The Crossing Places introduces us to Dr. Ruth Galloway, a forensic archaeologist who lives with her cats in a cottage by a salt marsh. She is pulled into a murder and missing person investigation when DCI Harry Nelson reaches out to her for help, and thereon begins her adventure.

Galloway is the kind of friend I'd like to have — in fact many of my close friends are like her — brave, outspoken and fiercely compassionate. Aren't we lucky there are already so many books in this series to read?

But now, the book that I didn't know existed is a Hercule Poirot novel that the estate of Agatha Christie commissioned contemporary British writer, Sophie Hannah, to write.

What a daunting task that must have been, having to live up to all that expectation, and what a formidable person Hannah must be, to undertake this task and deliver something so enjoyable, so delightful, and so true to the original (in my opinion)!
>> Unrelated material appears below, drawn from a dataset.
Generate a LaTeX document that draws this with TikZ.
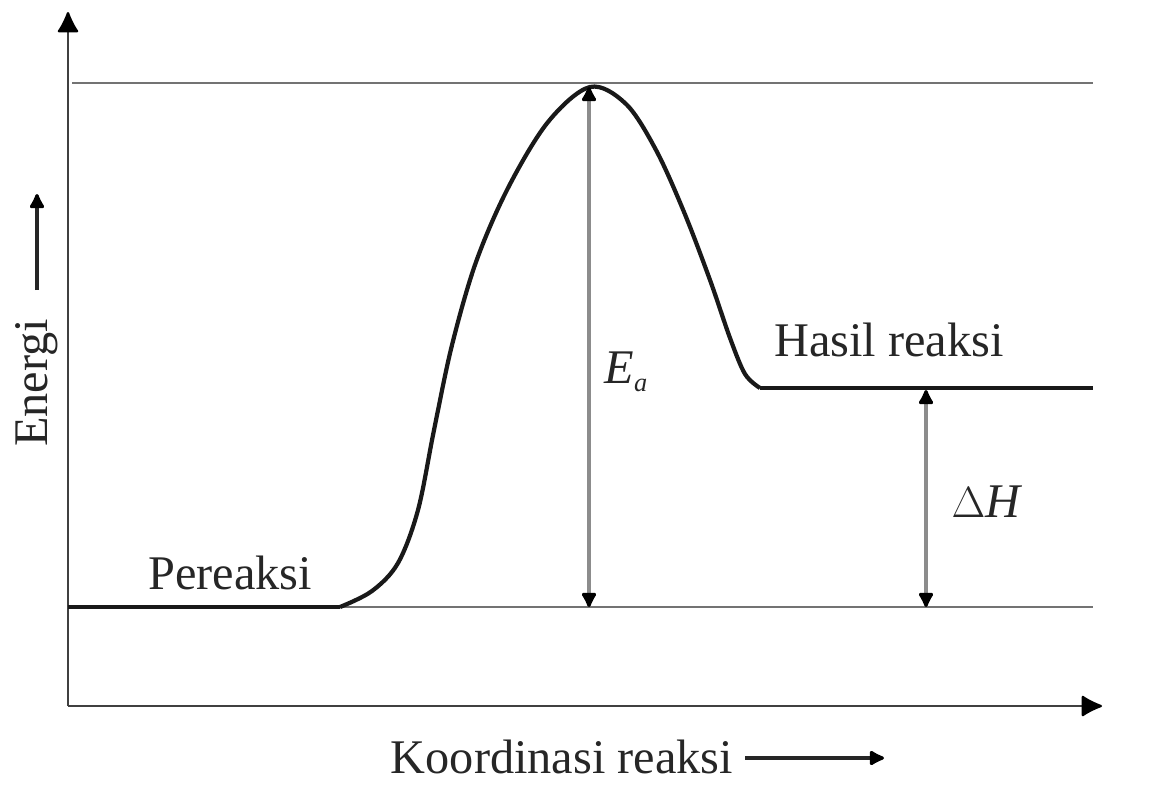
\documentclass[tikz,border=0pt]{standalone}
\usepackage{fontspec}
\setmainfont{Liberation Serif}
\usetikzlibrary{arrows.meta}
\begin{document}
\begin{tikzpicture}[x=0.02cm,y=-0.02cm,
  axis/.style={draw=black!75,line width=1.3pt},
  guide/.style={draw=black!55,line width=0.8pt},
  curve/.style={draw=black!90,line width=2.4pt,line join=round},
  meas/.style={draw=black!45,line width=1.8pt,{Latex[length=10pt,width=10pt,round,color=black]}-{Latex[length=10pt,width=10pt,round,color=black]}},
  lbl/.style={font=\fontsize{27.5}{32}\selectfont,text=black!85,inner sep=0pt},
  bigtip/.style={-{Latex[length=13pt,width=13pt,round,color=black]}}]
\useasboundingbox (0,0) rectangle (1152,796);
% coordinates
\coordinate (O) at (68,706);
\coordinate (ytop) at (68,12);
\coordinate (xend) at (1102,706);
\coordinate (tl) at (72,83);
\coordinate (tr) at (1093,83);
\coordinate (bl) at (68,607);
\coordinate (br) at (1093,607);
\coordinate (r0) at (68,607);
\coordinate (r1) at (340,607);
\coordinate (p0) at (760,388);
\coordinate (p1) at (1093,388);
\coordinate (eaTop) at (589,87);
\coordinate (eaBot) at (589,607);
\coordinate (dhTop) at (926,390);
\coordinate (dhBot) at (926,607);
% axes
\draw[axis,bigtip] (O) -- (ytop);
\draw[axis,bigtip] (O) -- (xend);
% guide lines
\draw[guide] (tl) -- (tr);
\draw[guide] (bl) -- (br);
% energy profile
\draw[curve] (r0) -- (r1);
\draw[curve] plot[smooth,tension=0.55] coordinates{(340,607) (372,591) (398,563) (418,510) (434,430) (452,345) (476,262) (508,188) (548,122) (590,87) (626,104) (656,150) (684,212) (710,280) (730,338) (745,374) (760,388)};
\draw[curve] (p0) -- (p1);
% measurements
\draw[meas] (eaTop) -- (eaBot);
\draw[meas] (dhTop) -- (dhBot);
% labels
\node[lbl] (ea) at (626,372) {\textit{E}\raisebox{-0.35ex}{\fontsize{15}{17}\selectfont\textit{a}}};
\node[lbl] (dh) at (986,502) {$\Delta\mathit{H}$};
\node[lbl] (hasil) at (889,340) {Hasil reaksi};
\node[lbl] (pere) at (230,573) {Pereaksi};
\node[lbl] (koord) at (562,757) {Koordinasi reaksi};
\node[lbl,rotate=90] (energi) at (37,383) {Energi};
% small direction arrows
\coordinate (ka) at (745,758);
\coordinate (kb) at (884,758);
\draw[line width=1.8pt,black!85,-{Latex[length=10pt,width=10pt,round,color=black]}] (ka) -- (kb);
\coordinate (ea1) at (37,290);
\coordinate (ea2) at (37,194);
\draw[line width=1.8pt,black!85,-{Latex[length=10pt,width=10pt,round,color=black]}] (ea1) -- (ea2);
\end{tikzpicture}
\end{document}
Hats off to her!

I absolutely loved reading this book, The Killings at Kingfisher Hill, and was even more delighted when I learnt that Hannah had already written three more Hercule Poirot books before this and that a fifth one is slated for release later this year.

hardvoer copy of The Killings at Kingfisher Hill, a Hercule Poirot novel, by Sophie Hannah featuring a silver ring with a bloodied diamond stone
The Killings at Kingfisher Hill by Sophie Hannah
stack of four Hercule Poirot books by Sophie Hannah
The first four Hercule Poirot novels written by Sophie Hannah

My favourite part in The Killings at Kingfisher Hill is when Hannah makes Poirot sound a little New Age-y, when he says to his friend, Scotland Yard Inspector Edward Catchpool:

"There is a moment in each case—there always has been, from the commencement of my career in the Belgian police—when suddenly, before the mystery is solved, I see enough of the picture to know for sure it will be solved. In that instant—and it is a glorious feeling, Catchpool ... in that instant, I feel the very same emotions that I would feel if I already knew the answer."
"I see," I said doubtfully.
"Once I have the feeling of triumph that accompanies the perfectly resolved puzzle, then I am forced to justify it. Do you see? I am bound by my duty to myself to create, in my mind, the resolution that proves the emotion correct. I hope you will experience this for yourself one day, my friend. Truly, it is the only way to succeed."
"... Once one has a point of focus, all of the other details start to arrange themselves around it."
I mumbled something about that not having happened yet. Of course, Poirot had an answer at the ready: "If you resent it for not happening before it can possibly happen, you push it further away. Me, I prefer to trust that it will happen when the time is right."

There, ladies and gentlemen, is the law of attraction and the principles of manifestation explained in a completely logical and rational way by the inimitable Hercule Poirot! 😄

That brings us to the end of this edition, dear Dreamer! But, as we've seen, endings pave the way for new beginnings. So go forth, dear Dreamer, and make of your life what you will. We only have the one and it is truly a gift.